SUPPLIED MATERIAL:
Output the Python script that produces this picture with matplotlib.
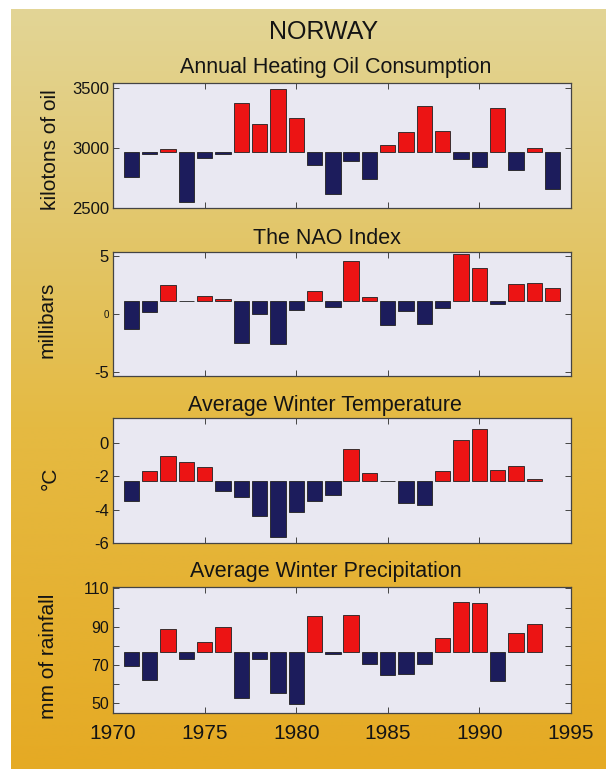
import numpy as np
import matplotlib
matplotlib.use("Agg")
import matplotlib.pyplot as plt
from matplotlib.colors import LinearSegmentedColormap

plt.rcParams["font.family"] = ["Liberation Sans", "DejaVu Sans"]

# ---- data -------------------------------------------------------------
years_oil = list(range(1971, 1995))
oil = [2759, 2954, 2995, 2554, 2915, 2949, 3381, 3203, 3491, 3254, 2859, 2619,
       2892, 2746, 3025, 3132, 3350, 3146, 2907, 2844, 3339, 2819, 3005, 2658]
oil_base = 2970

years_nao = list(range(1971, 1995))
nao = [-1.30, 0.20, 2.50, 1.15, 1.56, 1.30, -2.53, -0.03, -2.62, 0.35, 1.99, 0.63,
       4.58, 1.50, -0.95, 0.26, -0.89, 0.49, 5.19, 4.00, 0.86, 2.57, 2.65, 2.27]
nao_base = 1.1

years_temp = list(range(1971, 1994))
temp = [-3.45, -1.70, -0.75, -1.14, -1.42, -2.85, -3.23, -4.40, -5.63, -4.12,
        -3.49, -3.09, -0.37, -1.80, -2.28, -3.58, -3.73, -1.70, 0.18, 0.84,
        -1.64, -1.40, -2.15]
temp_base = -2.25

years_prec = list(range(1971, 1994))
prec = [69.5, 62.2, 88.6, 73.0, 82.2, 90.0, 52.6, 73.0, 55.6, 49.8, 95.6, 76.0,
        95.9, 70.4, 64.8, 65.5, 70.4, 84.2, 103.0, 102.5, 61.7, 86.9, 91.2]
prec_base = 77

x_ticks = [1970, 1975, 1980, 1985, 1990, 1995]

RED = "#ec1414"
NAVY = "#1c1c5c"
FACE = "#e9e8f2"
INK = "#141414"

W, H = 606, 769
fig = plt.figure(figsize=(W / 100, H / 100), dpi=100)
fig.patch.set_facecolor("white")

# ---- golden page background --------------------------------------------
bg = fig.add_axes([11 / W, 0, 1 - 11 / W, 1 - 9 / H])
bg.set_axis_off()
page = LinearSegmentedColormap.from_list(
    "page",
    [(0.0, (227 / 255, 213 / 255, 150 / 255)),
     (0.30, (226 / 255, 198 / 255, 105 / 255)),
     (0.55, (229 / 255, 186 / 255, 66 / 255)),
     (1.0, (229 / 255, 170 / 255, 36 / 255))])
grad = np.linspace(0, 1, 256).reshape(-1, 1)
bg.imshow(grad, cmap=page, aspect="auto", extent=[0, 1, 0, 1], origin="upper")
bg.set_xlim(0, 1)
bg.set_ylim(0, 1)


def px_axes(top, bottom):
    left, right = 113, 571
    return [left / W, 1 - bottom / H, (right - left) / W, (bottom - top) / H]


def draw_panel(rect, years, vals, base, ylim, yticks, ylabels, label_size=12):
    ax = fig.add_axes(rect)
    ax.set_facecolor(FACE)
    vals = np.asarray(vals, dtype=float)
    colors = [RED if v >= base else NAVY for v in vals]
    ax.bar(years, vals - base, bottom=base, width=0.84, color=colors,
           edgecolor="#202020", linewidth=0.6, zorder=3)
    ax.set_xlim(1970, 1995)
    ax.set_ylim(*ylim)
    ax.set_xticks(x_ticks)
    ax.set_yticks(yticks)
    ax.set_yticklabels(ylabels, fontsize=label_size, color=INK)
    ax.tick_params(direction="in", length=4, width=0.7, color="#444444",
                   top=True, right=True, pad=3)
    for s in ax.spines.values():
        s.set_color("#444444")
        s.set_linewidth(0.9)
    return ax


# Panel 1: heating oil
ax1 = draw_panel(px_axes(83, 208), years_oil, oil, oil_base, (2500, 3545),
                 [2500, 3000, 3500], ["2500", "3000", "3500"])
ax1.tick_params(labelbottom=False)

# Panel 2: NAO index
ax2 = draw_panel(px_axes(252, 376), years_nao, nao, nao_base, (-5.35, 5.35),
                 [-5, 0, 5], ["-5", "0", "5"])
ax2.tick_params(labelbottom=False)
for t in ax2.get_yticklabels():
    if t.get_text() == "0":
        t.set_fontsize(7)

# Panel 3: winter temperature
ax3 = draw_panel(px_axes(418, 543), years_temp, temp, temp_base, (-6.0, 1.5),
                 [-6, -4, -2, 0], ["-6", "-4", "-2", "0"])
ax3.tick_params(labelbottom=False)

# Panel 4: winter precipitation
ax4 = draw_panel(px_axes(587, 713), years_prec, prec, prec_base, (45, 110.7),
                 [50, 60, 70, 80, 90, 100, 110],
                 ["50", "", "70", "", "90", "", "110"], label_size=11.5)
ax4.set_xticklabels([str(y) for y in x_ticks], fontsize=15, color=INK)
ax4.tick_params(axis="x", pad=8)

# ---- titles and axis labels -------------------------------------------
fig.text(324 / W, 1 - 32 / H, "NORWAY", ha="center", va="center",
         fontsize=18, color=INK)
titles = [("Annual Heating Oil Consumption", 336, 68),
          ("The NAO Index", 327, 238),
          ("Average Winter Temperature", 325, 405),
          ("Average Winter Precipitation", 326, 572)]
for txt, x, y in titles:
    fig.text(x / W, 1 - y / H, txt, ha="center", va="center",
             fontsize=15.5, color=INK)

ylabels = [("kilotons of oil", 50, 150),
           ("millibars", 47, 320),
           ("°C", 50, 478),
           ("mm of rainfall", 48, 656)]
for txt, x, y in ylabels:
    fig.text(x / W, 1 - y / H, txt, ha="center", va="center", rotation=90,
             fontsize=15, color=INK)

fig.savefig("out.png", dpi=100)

WRITTEN EXERCISE: Your answer should be one number: how many lines in the material above contain the string "matplotlib".

EXERCISE OUTPUT: 5